When the full-scale invasion happened, we understood that the world does not know a lot about Ukrainian history, especially about the dynamics of our relationship with Russia. It is largely unaware, in particular, of the extremely bloody 20th century, during which the Holodomor genocide took place. It was organised by the Stalin regime to exterminate Ukrainians. This is just one of Russia's many crimes.
Nazis were condemned during the Nuremberg tribunal. The Soviets were not, even after the collapse of the Soviet Union. In your opinion, could that be one of the reasons why Russia started all the following wars?
Margaret MacMillan: Since 1917, the Russian regime had a view of creating a new kind of society in which you could dispose of the living people who were in the way, and who were seen as obstacles. In a way, the Nazis did something very similar. The Jews were seen simply as people who stood in the way of their vision of the greater German people. This is very dangerous because it allows you to justify any amount of crimes.

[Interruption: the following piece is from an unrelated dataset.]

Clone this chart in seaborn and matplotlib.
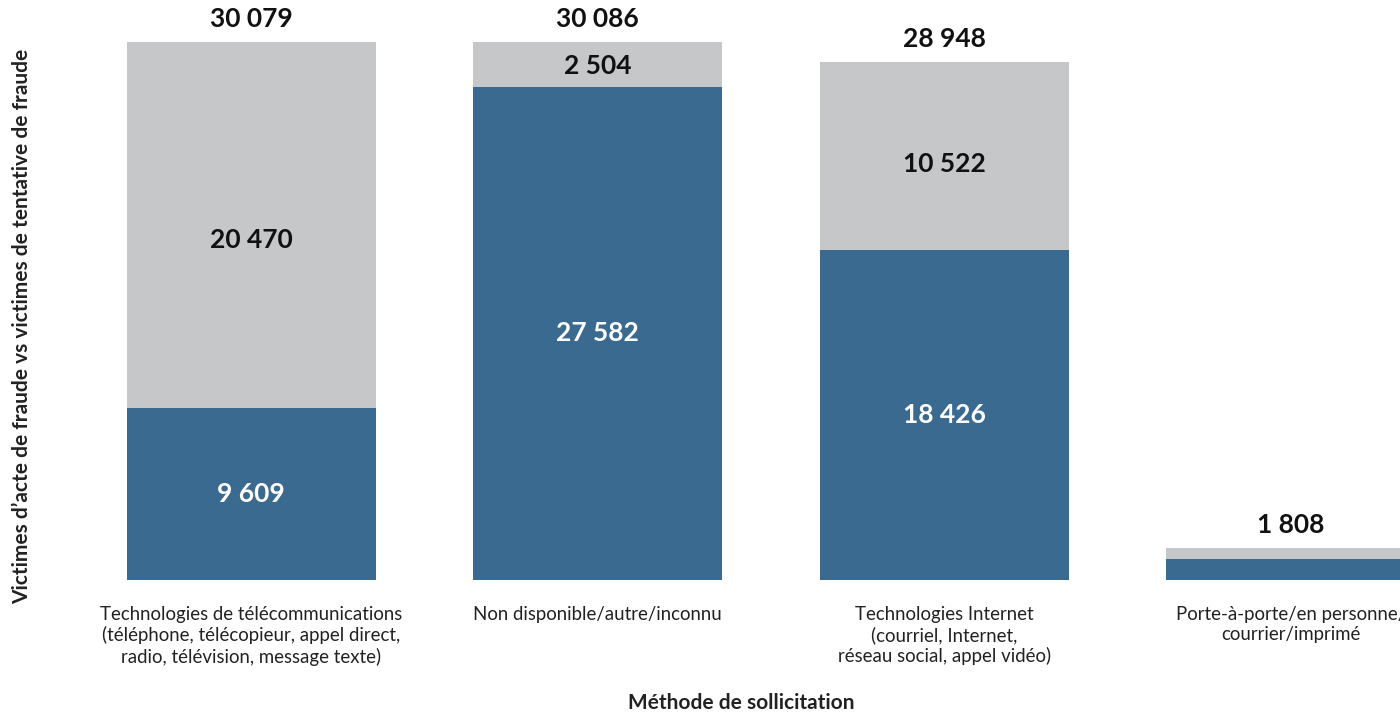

Russia is doing something similar in spreading lies about Ukrainians. It is a way of dehumanising the enemy so that whatever you do to them is excusable. A series of Russian governments behaved like this, manipulating, moving people around and eliminating them. I do not think Stalin ever had any remorse for the millions of people who died under his rule. He simply saw them as inconveniences that needed to be gotten out of the way. I am not sure the present Russian leadership does either. In fact, I think they are annoyed by Ukrainians’ resistance. They are trying to get rid of Ukrainian history, to rewrite it in a way as if Ukraine or Ukrainian national consciousness never existed. These narratives can be very powerful.
As a result of the war, there is much more awareness in the world about Ukraine and its people today. That is something that will not be changed or forgotten when the fighting comes to an end.